Stranger on the Loose, D. Harlan Wilson, Eraserhead Press, 2003

[Review Guidelines]

As a reader, what you get from D. Harlan Wilson's short stories will depend entirely on what you expect from fiction. At first blush, this seems like such an obvious statement that I'm almost embarrassed to be making it, but Wilson's work is unconventional enough that you, the reader, would be well-served to ask yourself what you're after before opening Stranger. To put it bluntly, someone looking for true-to-life dialogue or fully-drawn, emotionally affecting characters or even strings of action that make sense in any conventional manner are going to be sorely disappointed.
      In other words, do not, under any circumstances, buy this book for your aunt who loved The Da Vinci Code unless you want to freak her out big-time.

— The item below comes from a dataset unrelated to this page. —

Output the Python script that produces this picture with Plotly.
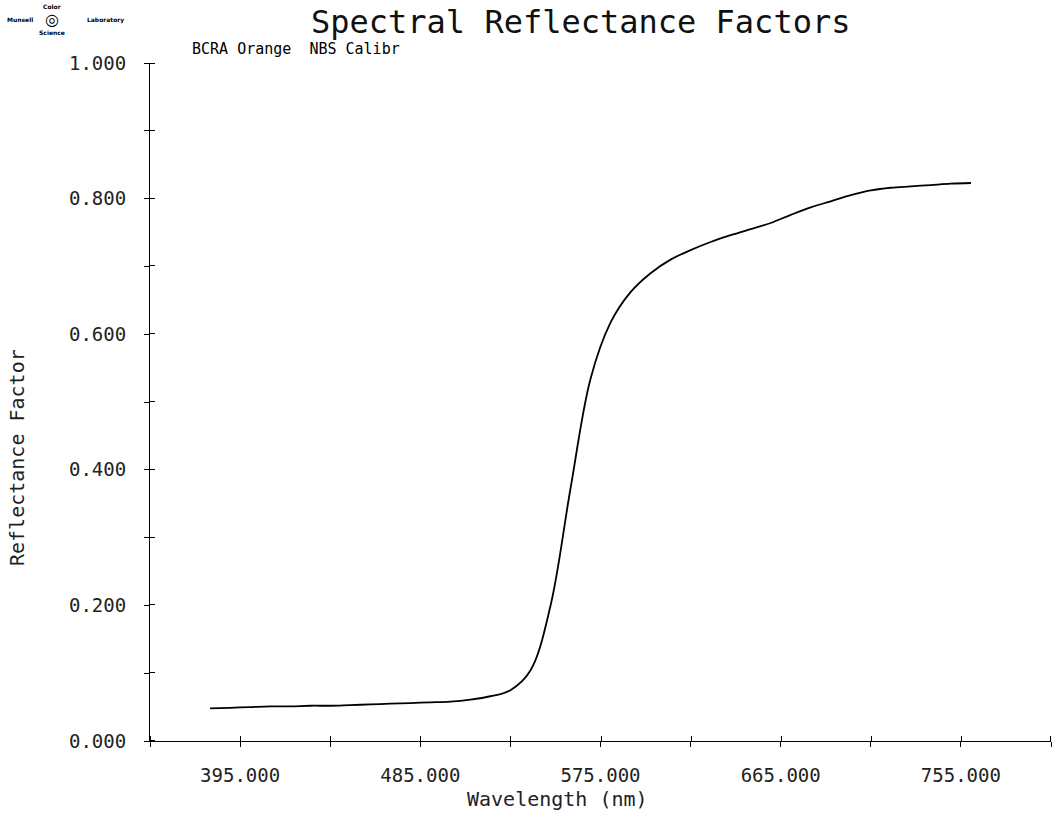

      And, before going any further, I want to make it clear that none of the above statements were meant to be negative. It really doesn't seem like Wilson is in any way failing to put together plots or characters. In fact, it's pretty clear that he's not interested in doing so. Rather, it appears that his agenda here is a sort of core-dump of concepts spilling out of what must be one hell of a fertile imagination. Each story is a quick little riff on some weird-ass idea: a truculent diner battles a waiter and some boy bands; Walt Disney is resurrected with a drug called "Badass;" and, in my personal favorite, a man's home is invaded by G-string-clad bodybuilders (some of whom are also police). You finish the book thinking that D. Harlan Wilson must have some mighty strange (but entertaining) dreams every night.
      Wilson's playing a dangerous game here. These story nuggets are clever and stunningly original, but most of them aren't really enough to hang a whole lot of story on. He is, however, a canny-enough writer to know this, and the stories are kept short enough to keep any given idea from overstaying its welcome. Thirty pages of flexing bodybuilders in purple G-strings would lead one to seppuku, but two pages of it feels like some sort of freaky genius.
      Stranger on the Loose is emphatically not for everybody. A tolerance for experimental fiction is a pretty solid requirement for enjoying this book. And even for those whose literary tastes run to this sort of weird flavor, the barrage of ideas is so relentless that one can't really count on sitting down and reading it straight through. But, given those caveats, Stranger is an excellent chance to wallow in the stream of consciousness of one clever, creative sumbitch.